三浦展 『下流社会』 光文社新書 780円
「何か違う」「結局何を強調したいのか。」『ファスト風土』の著者で、しかもベストセラーランキングに入っているということで、チェックしたのですが、はっきりいって「がっかり」です。
この調査立論自体が、あくまでも「意識」として「上流」「中流」「下流」と回答した「意識」の問題であって、下流と意識している人が本当に下流なのかという点は、本来『ファスト風土』で指摘してきたものであった筈なのに・・・。そもそも、経済・雇用形態や、社会保障からの側面は排除している点や統計の使い方も『反社会学講座』の槍玉に上がりそうです。みんな、「?」ばかり。
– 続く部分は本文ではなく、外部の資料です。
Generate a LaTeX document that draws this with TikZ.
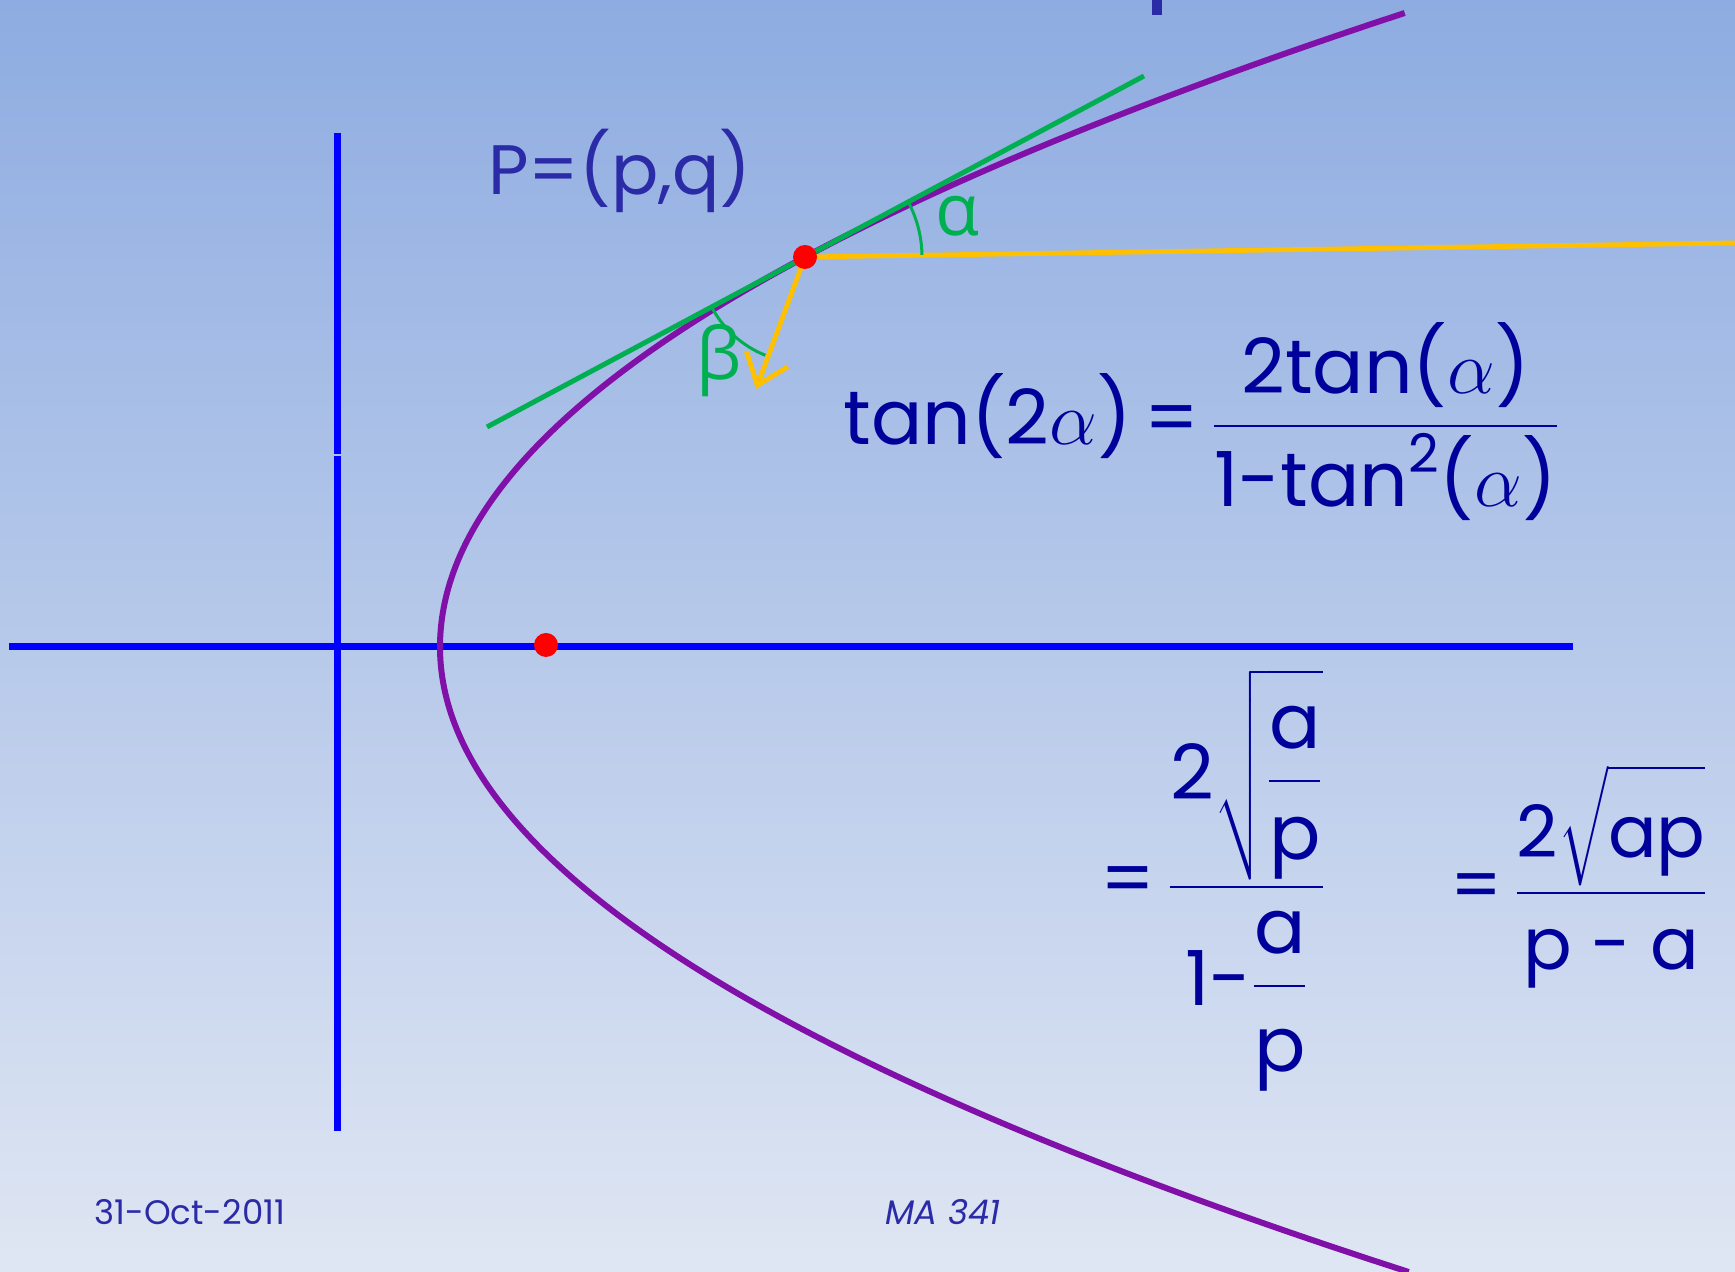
\RequirePackage{fix-cm}
\documentclass[tikz,border=0pt]{standalone}
\usepackage{amsmath}
\usepackage{fontspec}
\setmainfont{Poppins}
\newfontfamily\greekfont{Open Sans}
\usepackage{tikz}
\usetikzlibrary{arrows.meta,calc}

\definecolor{bgtop}{RGB}{142,172,225}
\definecolor{bgbottom}{RGB}{223,230,243}
\definecolor{axisblue}{RGB}{0,0,255}
\definecolor{curvepurple}{RGB}{128,16,168}
\definecolor{tangentgreen}{RGB}{0,176,80}
\definecolor{raygold}{RGB}{255,192,0}
\definecolor{labelblue}{RGB}{43,43,168}
\definecolor{formulablue}{RGB}{0,0,155}

\newcommand{\vstrut}[1]{\rule{0pt}{#1}}

\tikzset{
    axisline/.style={axisblue,line width=3.5pt},
    curveline/.style={curvepurple,line width=3pt},
    tangentline/.style={tangentgreen,line width=2.5pt},
    rayline/.style={raygold,line width=2.4pt},
    anglearc/.style={tangentgreen,line width=1.5pt},
    reddot/.style={circle,fill=red,inner sep=0pt,minimum size=12pt},
    greeklabel/.style={tangentgreen,font=\fontsize{36}{40}\greekfont},
    formula/.style={formulablue,inner sep=0pt,anchor=base west,font=\fontsize{38}{44}\selectfont},
    footer/.style={labelblue,font=\fontsize{17}{20}\selectfont}
}

\begin{document}
\begin{tikzpicture}[x=0.5pt,y=0.5pt]
    \shade[top color=bgtop,bottom color=bgbottom] (0,0) rectangle (1735,1272);
    \useasboundingbox (0,0) rectangle (1735,1272);
    % axes
    \draw[axisline] (9,625) -- (1573,625);
    \draw[axisline] (337.5,1139) -- (337.5,818);
    \draw[axisline] (337.5,816) -- (337.5,141);
    \draw[labelblue,line width=5pt] (1157,1272) -- (1157,1257);
    % parabola
    \draw[curveline] plot[domain=-625:634,samples=120,smooth]
        ({440+(24+0.8*(\x<0))*(\x/100)*(\x/100)},{625+\x});
    \coordinate (P) at (805,1015);
    \coordinate (T1) at (487,845);
    \coordinate (T2) at (1144,1196);
    \coordinate (R) at (1735,1029);
    \coordinate (Q) at (756,883);
    % tangent, ray and reflection
    \draw[tangentline] (T1) -- (T2);
    \draw[rayline] (P) -- (R);
    \draw[rayline,-{Straight Barb[length=14pt,width=22pt,line width=2.4pt]}] (P) -- (Q);
    \draw[anglearc] ($(P)+(1:117)$) arc[start angle=1,end angle=28,radius=117];
    \draw[anglearc] ($(P)+(208:106)$) arc[start angle=208,end angle=248,radius=106];
    \node[greeklabel] (alpha) at (957,1056) {α};
    \node[greeklabel] (beta) at (719,911) {β};
    \node[reddot] (Pdot) at (P) {};
    \node[reddot] (focus) at (546,627) {};
    \node[labelblue,font=\fontsize{35}{40}\selectfont] (Plabel) at (620,1101) {P=(p,q)};
    % formulas
    \node[formula] (double) at (843,827)
        {tan(2$\alpha$)\,=\,$\dfrac{\text{2tan(}\alpha\text{)}}{\text{1-tan}^{\text{2}}\text{(}\alpha\text{)}}$};
    \node[formula] (halfangle) at (1100,366)
        {=\,$\dfrac{\text{2}\sqrt{\dfrac{\text{a}\vstrut{36pt}}{\vstrut{36pt}\text{p}}}}%
          {\text{1-}\dfrac{\vstrut{30pt}\text{a}}{\vstrut{39pt}\text{p}}}$};
    \node[formula,font=\fontsize{36}{42}\selectfont] (final) at (1450,361)
        {=\,$\dfrac{\text{2}\sqrt{\vstrut{38pt}\text{ap}}}{\vstrut{35pt}\text{p - a}}$};
    % footer
    \node[footer] (date) at (190,60) {31-Oct-2011};
    \node[footer,font=\fontsize{17}{20}\selectfont\itshape] (course) at (943,60) {MA 341};
\end{tikzpicture}
\end{document}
まあ著者もあとがきで「統計学的有意性に乏しいことは認めざるを得ない」としていますがね。
提言というのも申し訳程度で、結局、若者しっかりしろ、社会は若者の意欲向上させろ。教育、多様性といいつつ、階層固定になるとデメリットが生じるから『ドラゴン桜』だという感じで支離滅裂な感じです。
要するに、本書は「新たな階層集団の出現」というサブタイトルが端的に示すように、中流の中で「下流」とカテゴライズされる集団が形成されており、その消費的・生活文化的特性を上中流との比較から、私観を述べつつ、下流に売れるものを作るための指針というような、これからのマーケットとしての「下流」を提起した。マーケティング素材だけの価値と言えましょう。タイトルが正確じゃありませんね。『中の下社会』という題名が正しいという感じです。